▸ **What the task requires**:
Restate the material word for word and leave out anything that is a picture.

··········

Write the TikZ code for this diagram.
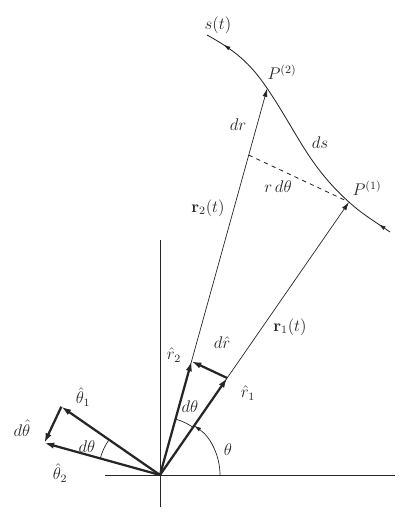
\documentclass[tikz,border=0pt]{standalone}
\usepackage{amsfonts, amsmath, amssymb}
\usepackage{tikz}
\usetikzlibrary{quotes, angles, arrows.meta, decorations.markings}

\tikzset{
  vec/.style={line width=0.5pt, -{Latex[length=6pt,width=3.5pt]}},
  unitvec/.style={line width=1.6pt, -{Latex[length=7pt,width=4.5pt]}},
  curvearrow/.style={postaction={decorate}, decoration={markings,
    mark=at position 0.05 with {\arrow{Latex[length=5pt,width=3pt]}},
    mark=at position 0.93 with {\arrow{Latex[length=5pt,width=3pt]}}}},
  lbl/.style={font=\large, inner sep=1pt}
}

\begin{document}
\begin{tikzpicture}[color=black!85]
\useasboundingbox (-4.0,-1.075) rectangle (6.025,11.875);
% axes
\coordinate (O) at (0,0);
\coordinate (xl) at (-1.375,0);
\coordinate (xr) at (5.875,0);
\coordinate (yb) at (0,-0.8);
\coordinate (yt) at (0,5.875);
\draw[line width=0.6pt] (xl)--(xr);
\draw[line width=0.6pt] (yb)--(yt);
% points
\coordinate (P1) at (55.3:8.3);
\coordinate (P2) at (74.5:10.03);
\coordinate (D) at (74.5:8.3);
\coordinate (r1) at (55.3:2.95);
\coordinate (r2) at (74.5:2.95);
\coordinate (t1) at (145.3:3.0);
\coordinate (t2) at (164.5:3.0);
\coordinate (sbeg) at (5.75,6.075);
\coordinate (send) at (1.175,11.0);
% the curve s(t)
\draw[line width=0.6pt, curvearrow] (sbeg) to[out=145, in=-42] (P1)
  to[out=138, in=-56] (P2) to[out=124, in=-29] (send);
% position vectors
\draw[vec] (O)--(P1);
\draw[vec] (O)--(P2);
\draw[dashed, line width=0.6pt] (D)--(P1);
% unit vectors
\draw[unitvec] (O)--(r1);
\draw[unitvec] (O)--(r2);
\draw[unitvec] (r1)--(r2);
\draw[unitvec] (O)--(t1);
\draw[unitvec] (O)--(t2);
\draw[unitvec] (t1)--(t2);
% angles
\pic [draw, line width=0.5pt, -{Latex[length=5pt,width=3pt]}, angle radius=1.5cm] {angle=xr--O--r1};
\pic [draw, line width=0.5pt, angle radius=1.45cm] {angle=r1--O--r2};
\pic [draw, line width=0.5pt, angle radius=1.55cm] {angle=t1--O--t2};
% labels
\node[lbl] (lst) at (1.45,11.25) {$s(t)$};
\node[lbl] (lP2) at (3.05,10.075) {$P^{(2)}$};
\node[lbl] (lP1) at (5.175,7.175) {$P^{(1)}$};
\node[lbl] (ldr) at (1.95,8.75) {$dr$};
\node[lbl] (lds) at (4.0,8.3) {$ds$};
\node[lbl] (lrdt) at (2.95,7.2) {$r\,d\theta$};
\node[lbl] (lr2t) at (1.2,6.675) {$\mathbf{r}_2(t)$};
\node[lbl] (lr1t) at (3.25,3.7) {$\mathbf{r}_1(t)$};
\node[lbl] (ldrh) at (1.55,3.3) {$d\hat{r}$};
\node[lbl] (lrh2) at (0.35,3.0) {$\hat{r}_2$};
\node[lbl] (lrh1) at (2.2,2.05) {$\hat{r}_1$};
\node[lbl] (ldtr) at (0.75,1.7) {$d\theta$};
\node[lbl] (lth) at (1.7,0.625) {$\theta$};
\node[lbl] (lth1) at (-1.925,1.95) {$\hat{\theta}_1$};
\node[lbl] (ldth) at (-3.45,1.175) {$d\hat{\theta}$};
\node[lbl] (lth2) at (-2.5,0.05) {$\hat{\theta}_2$};
\node[lbl] (ldtt) at (-1.825,0.7) {$d\theta$};
\end{tikzpicture}
\end{document}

··········

▸ **Final result**:
Write the TikZ code for this diagram.
\documentclass[tikz,border=0pt]{standalone}
\usepackage{amsfonts, amsmath, amssymb}
\usepackage{tikz}
\usetikzlibrary{quotes, angles, arrows.meta, decorations.markings}

\tikzset{
  vec/.style={line width=0.5pt, -{Latex[length=6pt,width=3.5pt]}},
  unitvec/.style={line width=1.6pt, -{Latex[length=7pt,width=4.5pt]}},
  curvearrow/.style={postaction={decorate}, decoration={markings,
    mark=at position 0.05 with {\arrow{Latex[length=5pt,width=3pt]}},
    mark=at position 0.93 with {\arrow{Latex[length=5pt,width=3pt]}}}},
  lbl/.style={font=\large, inner sep=1pt}
}

\begin{document}
\begin{tikzpicture}[color=black!85]
\useasboundingbox (-4.0,-1.075) rectangle (6.025,11.875);
% axes
\coordinate (O) at (0,0);
\coordinate (xl) at (-1.375,0);
\coordinate (xr) at (5.875,0);
\coordinate (yb) at (0,-0.8);
\coordinate (yt) at (0,5.875);
\draw[line width=0.6pt] (xl)--(xr);
\draw[line width=0.6pt] (yb)--(yt);
% points
\coordinate (P1) at (55.3:8.3);
\coordinate (P2) at (74.5:10.03);
\coordinate (D) at (74.5:8.3);
\coordinate (r1) at (55.3:2.95);
\coordinate (r2) at (74.5:2.95);
\coordinate (t1) at (145.3:3.0);
\coordinate (t2) at (164.5:3.0);
\coordinate (sbeg) at (5.75,6.075);
\coordinate (send) at (1.175,11.0);
% the curve s(t)
\draw[line width=0.6pt, curvearrow] (sbeg) to[out=145, in=-42] (P1)
  to[out=138, in=-56] (P2) to[out=124, in=-29] (send);
% position vectors
\draw[vec] (O)--(P1);
\draw[vec] (O)--(P2);
\draw[dashed, line width=0.6pt] (D)--(P1);
% unit vectors
\draw[unitvec] (O)--(r1);
\draw[unitvec] (O)--(r2);
\draw[unitvec] (r1)--(r2);
\draw[unitvec] (O)--(t1);
\draw[unitvec] (O)--(t2);
\draw[unitvec] (t1)--(t2);
% angles
\pic [draw, line width=0.5pt, -{Latex[length=5pt,width=3pt]}, angle radius=1.5cm] {angle=xr--O--r1};
\pic [draw, line width=0.5pt, angle radius=1.45cm] {angle=r1--O--r2};
\pic [draw, line width=0.5pt, angle radius=1.55cm] {angle=t1--O--t2};
% labels
\node[lbl] (lst) at (1.45,11.25) {$s(t)$};
\node[lbl] (lP2) at (3.05,10.075) {$P^{(2)}$};
\node[lbl] (lP1) at (5.175,7.175) {$P^{(1)}$};
\node[lbl] (ldr) at (1.95,8.75) {$dr$};
\node[lbl] (lds) at (4.0,8.3) {$ds$};
\node[lbl] (lrdt) at (2.95,7.2) {$r\,d\theta$};
\node[lbl] (lr2t) at (1.2,6.675) {$\mathbf{r}_2(t)$};
\node[lbl] (lr1t) at (3.25,3.7) {$\mathbf{r}_1(t)$};
\node[lbl] (ldrh) at (1.55,3.3) {$d\hat{r}$};
\node[lbl] (lrh2) at (0.35,3.0) {$\hat{r}_2$};
\node[lbl] (lrh1) at (2.2,2.05) {$\hat{r}_1$};
\node[lbl] (ldtr) at (0.75,1.7) {$d\theta$};
\node[lbl] (lth) at (1.7,0.625) {$\theta$};
\node[lbl] (lth1) at (-1.925,1.95) {$\hat{\theta}_1$};
\node[lbl] (ldth) at (-3.45,1.175) {$d\hat{\theta}$};
\node[lbl] (lth2) at (-2.5,0.05) {$\hat{\theta}_2$};
\node[lbl] (ldtt) at (-1.825,0.7) {$d\theta$};
\end{tikzpicture}
\end{document}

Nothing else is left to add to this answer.